The exercise: Find the lines containing "chart" and say how many there are, with no other words.

Given information:
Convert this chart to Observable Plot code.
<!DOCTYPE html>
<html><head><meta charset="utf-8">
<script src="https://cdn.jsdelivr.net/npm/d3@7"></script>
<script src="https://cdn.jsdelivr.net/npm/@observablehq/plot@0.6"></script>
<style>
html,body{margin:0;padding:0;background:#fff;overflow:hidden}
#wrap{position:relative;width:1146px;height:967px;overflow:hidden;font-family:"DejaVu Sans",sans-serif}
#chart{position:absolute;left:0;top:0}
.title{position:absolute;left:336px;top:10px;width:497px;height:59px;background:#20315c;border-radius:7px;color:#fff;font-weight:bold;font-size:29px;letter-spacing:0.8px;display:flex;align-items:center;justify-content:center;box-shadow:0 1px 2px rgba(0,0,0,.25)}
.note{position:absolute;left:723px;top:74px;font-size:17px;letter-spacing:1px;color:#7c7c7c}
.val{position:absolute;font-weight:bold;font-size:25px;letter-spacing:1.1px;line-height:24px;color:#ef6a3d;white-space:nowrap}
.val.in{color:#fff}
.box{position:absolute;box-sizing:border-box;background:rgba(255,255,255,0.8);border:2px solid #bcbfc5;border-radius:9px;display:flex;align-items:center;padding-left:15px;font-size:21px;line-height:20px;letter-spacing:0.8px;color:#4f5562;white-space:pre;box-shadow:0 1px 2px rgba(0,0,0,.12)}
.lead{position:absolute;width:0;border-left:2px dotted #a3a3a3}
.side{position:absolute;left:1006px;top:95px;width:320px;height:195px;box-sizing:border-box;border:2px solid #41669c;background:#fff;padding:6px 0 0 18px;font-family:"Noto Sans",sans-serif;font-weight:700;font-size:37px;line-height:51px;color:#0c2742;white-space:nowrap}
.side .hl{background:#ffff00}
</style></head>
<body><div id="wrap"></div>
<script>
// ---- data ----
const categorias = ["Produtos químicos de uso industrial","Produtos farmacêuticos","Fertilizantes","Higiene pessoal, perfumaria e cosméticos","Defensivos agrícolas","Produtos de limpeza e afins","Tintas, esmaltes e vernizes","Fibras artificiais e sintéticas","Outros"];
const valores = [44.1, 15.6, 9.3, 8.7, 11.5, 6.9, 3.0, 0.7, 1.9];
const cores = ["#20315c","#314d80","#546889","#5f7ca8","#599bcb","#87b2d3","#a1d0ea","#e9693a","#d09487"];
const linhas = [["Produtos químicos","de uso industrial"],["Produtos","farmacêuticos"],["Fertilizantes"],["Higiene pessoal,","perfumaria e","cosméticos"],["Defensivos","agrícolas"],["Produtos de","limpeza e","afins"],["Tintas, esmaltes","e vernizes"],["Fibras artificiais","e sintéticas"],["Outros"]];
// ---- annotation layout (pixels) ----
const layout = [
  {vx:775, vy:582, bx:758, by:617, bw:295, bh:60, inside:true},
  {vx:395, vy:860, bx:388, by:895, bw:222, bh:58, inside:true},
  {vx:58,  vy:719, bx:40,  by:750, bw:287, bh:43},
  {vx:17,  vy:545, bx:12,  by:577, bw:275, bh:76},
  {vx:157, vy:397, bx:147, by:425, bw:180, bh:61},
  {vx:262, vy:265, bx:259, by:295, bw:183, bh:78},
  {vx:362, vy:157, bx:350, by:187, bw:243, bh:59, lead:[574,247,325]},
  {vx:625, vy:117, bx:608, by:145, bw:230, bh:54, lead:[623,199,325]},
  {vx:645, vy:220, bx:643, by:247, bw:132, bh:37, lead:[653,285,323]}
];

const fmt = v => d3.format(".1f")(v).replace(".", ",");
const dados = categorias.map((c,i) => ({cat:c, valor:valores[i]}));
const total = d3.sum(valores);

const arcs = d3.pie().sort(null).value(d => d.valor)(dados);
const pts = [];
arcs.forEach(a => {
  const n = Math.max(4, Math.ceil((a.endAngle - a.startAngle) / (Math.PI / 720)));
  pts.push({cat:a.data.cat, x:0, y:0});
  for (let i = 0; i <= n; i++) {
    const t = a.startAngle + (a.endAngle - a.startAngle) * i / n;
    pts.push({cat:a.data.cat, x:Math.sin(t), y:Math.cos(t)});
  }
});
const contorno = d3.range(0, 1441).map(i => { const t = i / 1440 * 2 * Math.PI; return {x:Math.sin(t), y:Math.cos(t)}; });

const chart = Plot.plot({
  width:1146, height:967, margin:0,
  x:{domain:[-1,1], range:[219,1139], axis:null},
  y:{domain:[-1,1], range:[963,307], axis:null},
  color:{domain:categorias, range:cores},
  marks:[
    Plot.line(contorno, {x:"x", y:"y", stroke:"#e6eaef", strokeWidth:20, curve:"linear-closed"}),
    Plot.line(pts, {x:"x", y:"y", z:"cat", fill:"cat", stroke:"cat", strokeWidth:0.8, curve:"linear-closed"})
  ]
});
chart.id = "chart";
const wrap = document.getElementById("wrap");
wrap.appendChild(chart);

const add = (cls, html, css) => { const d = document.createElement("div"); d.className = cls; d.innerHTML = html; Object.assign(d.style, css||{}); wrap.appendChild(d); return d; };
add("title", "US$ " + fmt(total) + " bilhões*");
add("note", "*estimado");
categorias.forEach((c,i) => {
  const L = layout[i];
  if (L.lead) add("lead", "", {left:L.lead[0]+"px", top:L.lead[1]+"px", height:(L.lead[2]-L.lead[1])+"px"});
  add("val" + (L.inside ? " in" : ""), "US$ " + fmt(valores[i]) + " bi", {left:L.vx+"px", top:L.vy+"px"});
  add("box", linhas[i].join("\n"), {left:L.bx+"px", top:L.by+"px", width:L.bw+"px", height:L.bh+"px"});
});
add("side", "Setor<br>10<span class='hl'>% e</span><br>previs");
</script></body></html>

Worked answer: 5